## Required work
Transcribe the listing verbatim. Do not carry over any pictures.

****

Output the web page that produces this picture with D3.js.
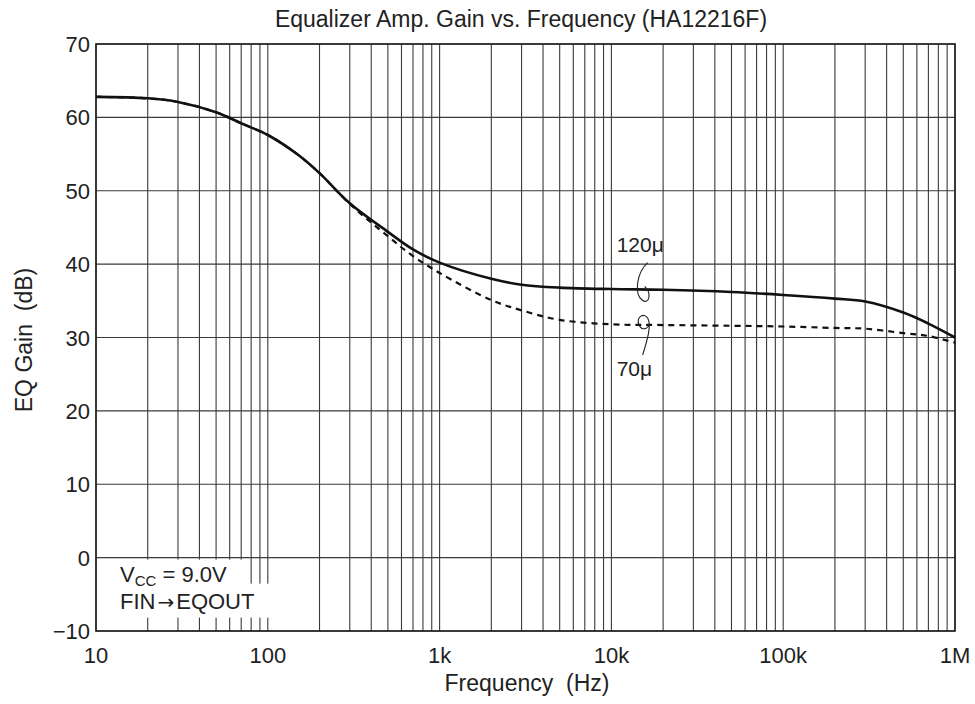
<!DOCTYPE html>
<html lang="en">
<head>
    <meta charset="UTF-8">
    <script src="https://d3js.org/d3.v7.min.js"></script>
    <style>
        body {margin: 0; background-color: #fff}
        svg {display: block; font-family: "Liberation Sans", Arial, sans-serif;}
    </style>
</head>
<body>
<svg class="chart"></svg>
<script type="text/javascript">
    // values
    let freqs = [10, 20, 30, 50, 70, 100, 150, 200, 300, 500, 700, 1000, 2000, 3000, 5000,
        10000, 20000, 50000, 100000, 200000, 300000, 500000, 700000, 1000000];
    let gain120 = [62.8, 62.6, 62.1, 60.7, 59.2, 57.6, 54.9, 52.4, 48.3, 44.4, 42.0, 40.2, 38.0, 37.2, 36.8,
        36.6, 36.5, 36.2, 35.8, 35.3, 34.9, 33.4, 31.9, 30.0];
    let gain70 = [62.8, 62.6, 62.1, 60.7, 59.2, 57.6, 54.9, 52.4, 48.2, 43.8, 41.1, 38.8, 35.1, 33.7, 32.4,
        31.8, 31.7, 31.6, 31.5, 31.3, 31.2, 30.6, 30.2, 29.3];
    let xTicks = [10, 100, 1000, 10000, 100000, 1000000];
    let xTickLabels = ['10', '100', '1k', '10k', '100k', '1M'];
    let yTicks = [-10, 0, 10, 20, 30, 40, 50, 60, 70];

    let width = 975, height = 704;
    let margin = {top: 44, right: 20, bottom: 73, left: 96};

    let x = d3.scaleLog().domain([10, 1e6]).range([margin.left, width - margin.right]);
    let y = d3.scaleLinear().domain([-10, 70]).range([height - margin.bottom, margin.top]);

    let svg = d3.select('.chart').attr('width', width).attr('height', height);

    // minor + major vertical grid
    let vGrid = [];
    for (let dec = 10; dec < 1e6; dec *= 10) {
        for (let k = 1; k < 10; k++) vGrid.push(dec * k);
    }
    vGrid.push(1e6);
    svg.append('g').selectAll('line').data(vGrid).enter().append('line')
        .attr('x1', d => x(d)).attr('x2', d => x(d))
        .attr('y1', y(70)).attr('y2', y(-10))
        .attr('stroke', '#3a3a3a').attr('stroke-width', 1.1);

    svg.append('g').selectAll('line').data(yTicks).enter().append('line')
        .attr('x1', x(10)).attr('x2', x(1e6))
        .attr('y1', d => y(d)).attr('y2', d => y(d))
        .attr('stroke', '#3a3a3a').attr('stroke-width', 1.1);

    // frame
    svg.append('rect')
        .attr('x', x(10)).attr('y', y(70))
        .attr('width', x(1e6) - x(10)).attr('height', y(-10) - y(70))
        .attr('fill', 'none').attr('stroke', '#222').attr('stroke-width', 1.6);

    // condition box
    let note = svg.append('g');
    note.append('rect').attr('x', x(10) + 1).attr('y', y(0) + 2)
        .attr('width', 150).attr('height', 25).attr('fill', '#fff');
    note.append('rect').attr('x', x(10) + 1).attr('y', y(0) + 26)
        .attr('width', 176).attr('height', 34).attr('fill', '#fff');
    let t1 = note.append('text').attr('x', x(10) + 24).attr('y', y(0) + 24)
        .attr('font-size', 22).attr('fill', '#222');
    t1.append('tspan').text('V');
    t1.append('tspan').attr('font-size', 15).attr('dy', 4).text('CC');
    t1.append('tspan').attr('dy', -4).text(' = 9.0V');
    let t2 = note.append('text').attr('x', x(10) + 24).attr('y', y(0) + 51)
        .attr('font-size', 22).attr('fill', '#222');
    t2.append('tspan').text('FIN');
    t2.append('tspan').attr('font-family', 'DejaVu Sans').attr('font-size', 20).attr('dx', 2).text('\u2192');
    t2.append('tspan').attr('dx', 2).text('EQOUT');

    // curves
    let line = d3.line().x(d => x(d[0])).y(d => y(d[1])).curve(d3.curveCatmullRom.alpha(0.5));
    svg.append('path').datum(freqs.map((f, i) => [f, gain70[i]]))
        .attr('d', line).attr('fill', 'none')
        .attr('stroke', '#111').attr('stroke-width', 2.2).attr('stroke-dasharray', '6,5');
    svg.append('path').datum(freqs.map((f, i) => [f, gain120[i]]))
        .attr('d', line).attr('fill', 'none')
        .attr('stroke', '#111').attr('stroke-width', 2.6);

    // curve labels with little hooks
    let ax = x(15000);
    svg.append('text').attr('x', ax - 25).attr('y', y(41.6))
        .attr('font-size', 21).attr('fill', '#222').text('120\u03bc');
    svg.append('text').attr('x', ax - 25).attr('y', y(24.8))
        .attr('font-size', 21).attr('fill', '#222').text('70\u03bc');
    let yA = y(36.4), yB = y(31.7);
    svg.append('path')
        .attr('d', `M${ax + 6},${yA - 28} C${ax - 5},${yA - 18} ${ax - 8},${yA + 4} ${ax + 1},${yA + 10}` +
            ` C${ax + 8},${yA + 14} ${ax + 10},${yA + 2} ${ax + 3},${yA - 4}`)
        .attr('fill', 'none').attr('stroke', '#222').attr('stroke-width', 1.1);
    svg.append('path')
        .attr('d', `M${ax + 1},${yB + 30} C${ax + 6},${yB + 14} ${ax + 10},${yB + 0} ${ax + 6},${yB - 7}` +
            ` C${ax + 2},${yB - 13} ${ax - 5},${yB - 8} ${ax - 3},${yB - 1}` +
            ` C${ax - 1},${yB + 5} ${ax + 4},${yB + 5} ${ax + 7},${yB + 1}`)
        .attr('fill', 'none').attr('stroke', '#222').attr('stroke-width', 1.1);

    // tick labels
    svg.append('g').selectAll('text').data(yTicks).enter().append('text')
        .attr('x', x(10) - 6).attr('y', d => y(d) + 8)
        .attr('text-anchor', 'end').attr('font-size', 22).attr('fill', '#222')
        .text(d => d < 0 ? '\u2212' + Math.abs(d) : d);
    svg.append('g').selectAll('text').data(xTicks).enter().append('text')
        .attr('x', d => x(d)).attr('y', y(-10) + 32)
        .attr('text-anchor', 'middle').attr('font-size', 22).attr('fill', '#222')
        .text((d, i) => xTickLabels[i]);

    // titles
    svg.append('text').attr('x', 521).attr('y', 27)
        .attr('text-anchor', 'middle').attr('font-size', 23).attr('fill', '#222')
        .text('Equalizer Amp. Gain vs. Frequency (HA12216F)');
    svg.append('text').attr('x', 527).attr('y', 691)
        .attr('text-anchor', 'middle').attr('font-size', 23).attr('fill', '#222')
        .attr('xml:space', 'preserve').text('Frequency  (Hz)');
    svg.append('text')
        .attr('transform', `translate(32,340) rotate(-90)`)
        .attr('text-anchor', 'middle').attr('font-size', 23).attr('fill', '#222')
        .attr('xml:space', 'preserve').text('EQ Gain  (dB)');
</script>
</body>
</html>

****

## Exercise output
Output the web page that produces this picture with D3.js.
<!DOCTYPE html>
<html lang="en">
<head>
    <meta charset="UTF-8">
    <script src="https://d3js.org/d3.v7.min.js"></script>
    <style>
        body {margin: 0; background-color: #fff}
        svg {display: block; font-family: "Liberation Sans", Arial, sans-serif;}
    </style>
</head>
<body>
<svg class="chart"></svg>
<script type="text/javascript">
    // values
    let freqs = [10, 20, 30, 50, 70, 100, 150, 200, 300, 500, 700, 1000, 2000, 3000, 5000,
        10000, 20000, 50000, 100000, 200000, 300000, 500000, 700000, 1000000];
    let gain120 = [62.8, 62.6, 62.1, 60.7, 59.2, 57.6, 54.9, 52.4, 48.3, 44.4, 42.0, 40.2, 38.0, 37.2, 36.8,
        36.6, 36.5, 36.2, 35.8, 35.3, 34.9, 33.4, 31.9, 30.0];
    let gain70 = [62.8, 62.6, 62.1, 60.7, 59.2, 57.6, 54.9, 52.4, 48.2, 43.8, 41.1, 38.8, 35.1, 33.7, 32.4,
        31.8, 31.7, 31.6, 31.5, 31.3, 31.2, 30.6, 30.2, 29.3];
    let xTicks = [10, 100, 1000, 10000, 100000, 1000000];
    let xTickLabels = ['10', '100', '1k', '10k', '100k', '1M'];
    let yTicks = [-10, 0, 10, 20, 30, 40, 50, 60, 70];

    let width = 975, height = 704;
    let margin = {top: 44, right: 20, bottom: 73, left: 96};

    let x = d3.scaleLog().domain([10, 1e6]).range([margin.left, width - margin.right]);
    let y = d3.scaleLinear().domain([-10, 70]).range([height - margin.bottom, margin.top]);

    let svg = d3.select('.chart').attr('width', width).attr('height', height);

    // minor + major vertical grid
    let vGrid = [];
    for (let dec = 10; dec < 1e6; dec *= 10) {
        for (let k = 1; k < 10; k++) vGrid.push(dec * k);
    }
    vGrid.push(1e6);
    svg.append('g').selectAll('line').data(vGrid).enter().append('line')
        .attr('x1', d => x(d)).attr('x2', d => x(d))
        .attr('y1', y(70)).attr('y2', y(-10))
        .attr('stroke', '#3a3a3a').attr('stroke-width', 1.1);

    svg.append('g').selectAll('line').data(yTicks).enter().append('line')
        .attr('x1', x(10)).attr('x2', x(1e6))
        .attr('y1', d => y(d)).attr('y2', d => y(d))
        .attr('stroke', '#3a3a3a').attr('stroke-width', 1.1);

    // frame
    svg.append('rect')
        .attr('x', x(10)).attr('y', y(70))
        .attr('width', x(1e6) - x(10)).attr('height', y(-10) - y(70))
        .attr('fill', 'none').attr('stroke', '#222').attr('stroke-width', 1.6);

    // condition box
    let note = svg.append('g');
    note.append('rect').attr('x', x(10) + 1).attr('y', y(0) + 2)
        .attr('width', 150).attr('height', 25).attr('fill', '#fff');
    note.append('rect').attr('x', x(10) + 1).attr('y', y(0) + 26)
        .attr('width', 176).attr('height', 34).attr('fill', '#fff');
    let t1 = note.append('text').attr('x', x(10) + 24).attr('y', y(0) + 24)
        .attr('font-size', 22).attr('fill', '#222');
    t1.append('tspan').text('V');
    t1.append('tspan').attr('font-size', 15).attr('dy', 4).text('CC');
    t1.append('tspan').attr('dy', -4).text(' = 9.0V');
    let t2 = note.append('text').attr('x', x(10) + 24).attr('y', y(0) + 51)
        .attr('font-size', 22).attr('fill', '#222');
    t2.append('tspan').text('FIN');
    t2.append('tspan').attr('font-family', 'DejaVu Sans').attr('font-size', 20).attr('dx', 2).text('\u2192');
    t2.append('tspan').attr('dx', 2).text('EQOUT');

    // curves
    let line = d3.line().x(d => x(d[0])).y(d => y(d[1])).curve(d3.curveCatmullRom.alpha(0.5));
    svg.append('path').datum(freqs.map((f, i) => [f, gain70[i]]))
        .attr('d', line).attr('fill', 'none')
        .attr('stroke', '#111').attr('stroke-width', 2.2).attr('stroke-dasharray', '6,5');
    svg.append('path').datum(freqs.map((f, i) => [f, gain120[i]]))
        .attr('d', line).attr('fill', 'none')
        .attr('stroke', '#111').attr('stroke-width', 2.6);

    // curve labels with little hooks
    let ax = x(15000);
    svg.append('text').attr('x', ax - 25).attr('y', y(41.6))
        .attr('font-size', 21).attr('fill', '#222').text('120\u03bc');
    svg.append('text').attr('x', ax - 25).attr('y', y(24.8))
        .attr('font-size', 21).attr('fill', '#222').text('70\u03bc');
    let yA = y(36.4), yB = y(31.7);
    svg.append('path')
        .attr('d', `M${ax + 6},${yA - 28} C${ax - 5},${yA - 18} ${ax - 8},${yA + 4} ${ax + 1},${yA + 10}` +
            ` C${ax + 8},${yA + 14} ${ax + 10},${yA + 2} ${ax + 3},${yA - 4}`)
        .attr('fill', 'none').attr('stroke', '#222').attr('stroke-width', 1.1);
    svg.append('path')
        .attr('d', `M${ax + 1},${yB + 30} C${ax + 6},${yB + 14} ${ax + 10},${yB + 0} ${ax + 6},${yB - 7}` +
            ` C${ax + 2},${yB - 13} ${ax - 5},${yB - 8} ${ax - 3},${yB - 1}` +
            ` C${ax - 1},${yB + 5} ${ax + 4},${yB + 5} ${ax + 7},${yB + 1}`)
        .attr('fill', 'none').attr('stroke', '#222').attr('stroke-width', 1.1);

    // tick labels
    svg.append('g').selectAll('text').data(yTicks).enter().append('text')
        .attr('x', x(10) - 6).attr('y', d => y(d) + 8)
        .attr('text-anchor', 'end').attr('font-size', 22).attr('fill', '#222')
        .text(d => d < 0 ? '\u2212' + Math.abs(d) : d);
    svg.append('g').selectAll('text').data(xTicks).enter().append('text')
        .attr('x', d => x(d)).attr('y', y(-10) + 32)
        .attr('text-anchor', 'middle').attr('font-size', 22).attr('fill', '#222')
        .text((d, i) => xTickLabels[i]);

    // titles
    svg.append('text').attr('x', 521).attr('y', 27)
        .attr('text-anchor', 'middle').attr('font-size', 23).attr('fill', '#222')
        .text('Equalizer Amp. Gain vs. Frequency (HA12216F)');
    svg.append('text').attr('x', 527).attr('y', 691)
        .attr('text-anchor', 'middle').attr('font-size', 23).attr('fill', '#222')
        .attr('xml:space', 'preserve').text('Frequency  (Hz)');
    svg.append('text')
        .attr('transform', `translate(32,340) rotate(-90)`)
        .attr('text-anchor', 'middle').attr('font-size', 23).attr('fill', '#222')
        .attr('xml:space', 'preserve').text('EQ Gain  (dB)');
</script>
</body>
</html>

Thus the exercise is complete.